To date in 2007, the demand for equity release is up 10 per cent on the previous year, while the amount of equity released from UK homes is up by 26 per cent to date having now broken the £1 billion barrier1. This is expected to keep on rising as more and more people see their home as their biggest asset to help fund their retirement.

Dean Mirfin, Business Development Director at Key Retirement Solutions, said: “People automatically assume that by cutting out the middle man their deal will be much cheaper. But the extra amount that is charged by some direct providers versus getting the same deal with an adviser is astonishing. What is more fundamentally important here is that equity release isn’t a straightforward commodity product that should be bought solely on price.

“There are many factors to take into consideration and equity release isn’t suitable for everyone. This is why it is even more important to seek specialist advice. A direct provider certainly won’t tell people that they get a better rate if they go through an intermediary.”
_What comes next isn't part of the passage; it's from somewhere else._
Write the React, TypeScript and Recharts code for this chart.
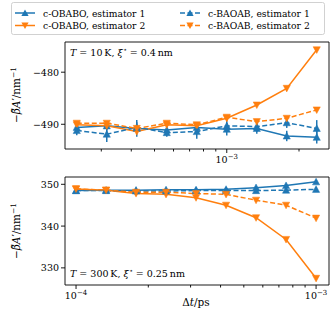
import React from "react";
import { LineChart, Line, XAxis, YAxis, ReferenceArea, ErrorBar } from "recharts";

const BLUE = "#1f77b4";
const ORANGE = "#ff7f0e";
const FONT = "DejaVu Serif";

// time steps (ps)
const dtTop = [2.371e-4, 3.162e-4, 4.217e-4, 5.623e-4, 7.499e-4, 1.0e-3, 1.334e-3, 1.778e-3, 2.371e-3];
const dtBottom = [1.0e-4, 1.334e-4, 1.778e-4, 2.371e-4, 3.162e-4, 4.217e-4, 5.623e-4, 7.499e-4, 1.0e-3];

// T = 10 K panel
const obabo1Top = [-490.6, -490.3, -490.8, -491.1, -490.6, -490.95, -490.8, -492.25, -492.5];
const obabo1TopErr = [0.8, 0.9, 1.6, 0.9, 1.0, 1.2, 1.0, 1.0, 1.2];
const obabo2Top = [-490.1, -490.3, -491.4, -490.1, -490.3, -488.85, -486.3, -483.1, -475.7];
const baoab1Top = [-491.2, -491.9, -490.6, -491.6, -491.4, -490.3, -490.45, -489.7, -490.8];
const baoab1TopErr = [0.9, 1.5, 1.0, 0.8, 1.4, 1.0, 1.0, 1.0, 1.6];
const baoab2Top = [-489.8, -489.8, -490.8, -489.8, -490.1, -488.65, -489.5, -488.85, -487.25];

// T = 300 K panel
const obabo1Bot = [348.5, 348.6, 348.6, 348.7, 348.7, 348.8, 349.2, 349.7, 350.6];
const obabo1BotErr = [0.4, 0.4, 0.4, 0.4, 0.4, 0.4, 0.4, 0.4, 0.5];
const obabo2Bot = [348.9, 348.6, 347.8, 347.6, 346.8, 345.0, 342.0, 336.8, 327.5];
const baoab1Bot = [348.5, 348.5, 348.4, 348.4, 348.5, 348.5, 348.5, 348.6, 348.8];
const baoab1BotErr = [0.4, 0.4, 0.4, 0.4, 0.4, 0.4, 0.4, 0.4, 0.5];
const baoab2Bot = [348.9, 348.6, 348.1, 348.1, 347.8, 347.6, 346.2, 345.0, 341.9];

const xDomainTop = [2.118e-4, 2.667e-3];
const xDomainBottom = [8.995e-5, 1.132e-3];
const yDomainTop = [-494.75, -474.2];
const yDomainBottom = [325.9, 351.75];
const yTicksTop = [-490, -480];
const yTicksBottom = [330, 340, 350];
const xMajorTop = [1e-3];
const xMinorTop = [3e-4, 4e-4, 5e-4, 6e-4, 7e-4, 8e-4, 9e-4, 2e-3];
const xMajorBottom = [1e-4, 1e-3];
const xMinorBottom = [2e-4, 3e-4, 4e-4, 5e-4, 6e-4, 7e-4, 8e-4, 9e-4];

const legendItems = [
  { label: "c-OBABO, estimator 1", color: BLUE, up: true, dash: false },
  { label: "c-OBABO, estimator 2", color: ORANGE, up: false, dash: false },
  { label: "c-BAOAB, estimator 1", color: BLUE, up: true, dash: true },
  { label: "c-BAOAB, estimator 2", color: ORANGE, up: false, dash: true },
];

const topData = dtTop.map((dt, i) => ({
  dt,
  o1: obabo1Top[i],
  o1e: obabo1TopErr[i],
  o2: obabo2Top[i],
  b1: baoab1Top[i],
  b1e: baoab1TopErr[i],
  b2: baoab2Top[i],
}));
const bottomData = dtBottom.map((dt, i) => ({
  dt,
  o1: obabo1Bot[i],
  o1e: obabo1BotErr[i],
  o2: obabo2Bot[i],
  b1: baoab1Bot[i],
  b1e: baoab1BotErr[i],
  b2: baoab2Bot[i],
}));

const R = 3.6;
function triPoints(cx: number, cy: number, up: boolean) {
  if (up) return `${cx},${cy - R} ${cx - R},${cy + R * 0.85} ${cx + R},${cy + R * 0.85}`;
  return `${cx},${cy + R} ${cx - R},${cy - R * 0.85} ${cx + R},${cy - R * 0.85}`;
}

const makeDot = (color: string, up: boolean) => (p: any) => {
  if (p.cx == null || p.cy == null) return <g key={p.key} />;
  return <polygon key={p.key} points={triPoints(p.cx, p.cy, up)} fill={color} stroke={color} strokeWidth={0.5} />;
};

const makeXTick = (majors: number[]) => (p: any) => {
  const { x, y, payload } = p;
  const v = payload.value;
  const major = majors.some((m) => Math.abs(m - v) / m < 1e-6);
  const exp = Math.round(Math.log10(v));
  return (
    <g>
      <line x1={x} x2={x} y1={y} y2={y + (major ? 4 : 2.5)} stroke="#000" strokeWidth={0.9} />
      {major && (
        <text x={x} y={y + 14} textAnchor="middle" fontFamily={FONT} fontSize={9.5} fill="#000">
          10
          <tspan dy={-4} fontSize={7}>{"\u2212" + Math.abs(exp)}</tspan>
        </text>
      )}
    </g>
  );
};

const YTick = (p: any) => {
  const { x, y, payload } = p;
  const v = payload.value;
  const s = v < 0 ? "\u2212" + Math.abs(v) : String(v);
  return (
    <g>
      <line x1={x - 4} x2={x} y1={y} y2={y} stroke="#000" strokeWidth={0.9} />
      <text x={x - 6} y={y + 3.5} textAnchor="end" fontFamily={FONT} fontSize={9.5} fill="#000">
        {s}
      </text>
    </g>
  );
};

function Series() {
  return null;
}

function Panel(props: {
  data: any[];
  width: number;
  height: number;
  margin: any;
  xDomain: number[];
  yDomain: number[];
  yTicks: number[];
  xMajor: number[];
  xMinor: number[];
  xHeight: number;
}) {
  const { data, xDomain, yDomain } = props;
  return (
    <LineChart width={props.width} height={props.height} data={data} margin={props.margin}>
      <XAxis
        dataKey="dt"
        type="number"
        scale="log"
        domain={xDomain}
        allowDataOverflow
        ticks={[...props.xMajor, ...props.xMinor]}
        tick={makeXTick(props.xMajor)}
        tickLine={false}
        axisLine={false}
        tickSize={0}
        tickMargin={0}
        height={props.xHeight}
        interval={0}
      />
      <YAxis
        type="number"
        domain={yDomain}
        allowDataOverflow
        ticks={props.yTicks}
        tick={YTick}
        tickLine={false}
        axisLine={false}
        tickSize={0}
        tickMargin={0}
        width={65}
        interval={0}
      />
      <Line dataKey="o1" stroke={BLUE} strokeWidth={1.5} dot={makeDot(BLUE, true)} activeDot={false} isAnimationActive={false}>
        <ErrorBar dataKey="o1e" width={0} stroke={BLUE} strokeWidth={1.5} direction="y" />
      </Line>
      <Line dataKey="o2" stroke={ORANGE} strokeWidth={1.5} dot={makeDot(ORANGE, false)} activeDot={false} isAnimationActive={false} />
      <Line dataKey="b1" stroke={BLUE} strokeWidth={1.5} strokeDasharray="5 2.5" dot={makeDot(BLUE, true)} activeDot={false} isAnimationActive={false}>
        <ErrorBar dataKey="b1e" width={0} stroke={BLUE} strokeWidth={1.5} direction="y" />
      </Line>
      <Line dataKey="b2" stroke={ORANGE} strokeWidth={1.5} strokeDasharray="5 2.5" dot={makeDot(ORANGE, false)} activeDot={false} isAnimationActive={false} />
      <ReferenceArea
        x1={xDomain[0]}
        x2={xDomain[1]}
        y1={yDomain[0]}
        y2={yDomain[1]}
        fill="none"
        fillOpacity={0}
        stroke="#000"
        strokeWidth={0.9}
        ifOverflow="visible"
      />
    </LineChart>
  );
}

function YLabel({ cx, cy }: { cx: number; cy: number }) {
  return (
    <text
      transform={`translate(${cx},${cy}) rotate(-90)`}
      textAnchor="middle"
      fontFamily={FONT}
      fontSize={10.5}
      fill="#000"
    >
      {"\u2212"}
      <tspan fontStyle="italic">{"\u03B2\u0303A"}</tspan>
      {"\u2032/nm"}
      <tspan dy={-4.5} fontSize={7.5}>{"\u22121"}</tspan>
    </text>
  );
}

function Legend() {
  const colX = [15, 180];
  const rowY = [13, 25.5];
  return (
    <g>
      <rect x={11.5} y={2.5} width={313} height={32} rx={2} ry={2} fill="#fff" fillOpacity={0.8} stroke="#cccccc" strokeWidth={0.9} />
      {legendItems.map((it, i) => {
        const col = Math.floor(i / 2);
        const row = i % 2;
        const x0 = colX[col];
        const y = rowY[row];
        return (
          <g key={it.label}>
            <line x1={x0} x2={x0 + 20} y1={y} y2={y} stroke={it.color} strokeWidth={1.5} strokeDasharray={it.dash ? "5 2.5" : undefined} />
            <polygon points={triPoints(x0 + 10, y, it.up)} fill={it.color} />
            <text x={x0 + 28} y={y + 3.5} fontFamily={FONT} fontSize={9.2} fill="#000">
              {it.label}
            </text>
          </g>
        );
      })}
    </g>
  );
}

export default function App() {
  return (
    <div style={{ position: "absolute", left: 0, top: 0, width: 334, height: 318, background: "#fff" }}>
      <div style={{ position: "absolute", left: 0, top: 0 }}>
        <Panel
          data={topData}
          width={334}
          height={165}
          margin={{ top: 42, right: 5, bottom: 0, left: 0 }}
          xDomain={xDomainTop}
          yDomain={yDomainTop}
          yTicks={yTicksTop}
          xMajor={xMajorTop}
          xMinor={xMinorTop}
          xHeight={16}
        />
      </div>
      <div style={{ position: "absolute", left: 0, top: 165 }}>
        <Panel
          data={bottomData}
          width={334}
          height={153}
          margin={{ top: 12, right: 5, bottom: 0, left: 0 }}
          xDomain={xDomainBottom}
          yDomain={yDomainBottom}
          yTicks={yTicksBottom}
          xMajor={xMajorBottom}
          xMinor={xMinorBottom}
          xHeight={33}
        />
      </div>
      <svg width={334} height={318} style={{ position: "absolute", left: 0, top: 0, pointerEvents: "none" }}>
        <Legend />
        <YLabel cx={20} cy={95} />
        <YLabel cx={20} cy={231} />
        <text x={70} y={56} fontFamily={FONT} fontSize={9.5} fill="#000">
          <tspan fontStyle="italic">T</tspan>
          {" = 10\u2009K, "}
          <tspan fontStyle="italic">{"\u03BE"}</tspan>
          <tspan dy={-4} fontSize={7}>{"\u22C6"}</tspan>
          <tspan dy={4}>{" = 0.4\u2009nm"}</tspan>
        </text>
        <text x={70} y={277} fontFamily={FONT} fontSize={9.5} fill="#000">
          <tspan fontStyle="italic">T</tspan>
          {" = 300\u2009K, "}
          <tspan fontStyle="italic">{"\u03BE"}</tspan>
          <tspan dy={-4} fontSize={7}>{"\u22C6"}</tspan>
          <tspan dy={4}>{" = 0.25\u2009nm"}</tspan>
        </text>
        <text x={196} y={306} textAnchor="middle" fontFamily={FONT} fontSize={10.5} fill="#000">
          {"\u0394"}
          <tspan fontStyle="italic">t</tspan>
          {"/ps"}
        </text>
      </svg>
    </div>
  );
}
The difference in the best and the worst rates offered by providers in the market makes it a difficult path for consumers to navigate alone. Not only can they have access to better rates via an adviser but also many deals are just not available directly, so the direct market is a much smaller place. The current difference between the lowest and highest rates available is 1.92 per cent, this means that the cost difference of borrowing the same £50,000 over 20 years is an incredible £71,131.

The two major lenders who charge different rates to those going direct are Norwich Union and Prudential. Prudential currently charge .35 of a per cent higher, and Norwich Union .25.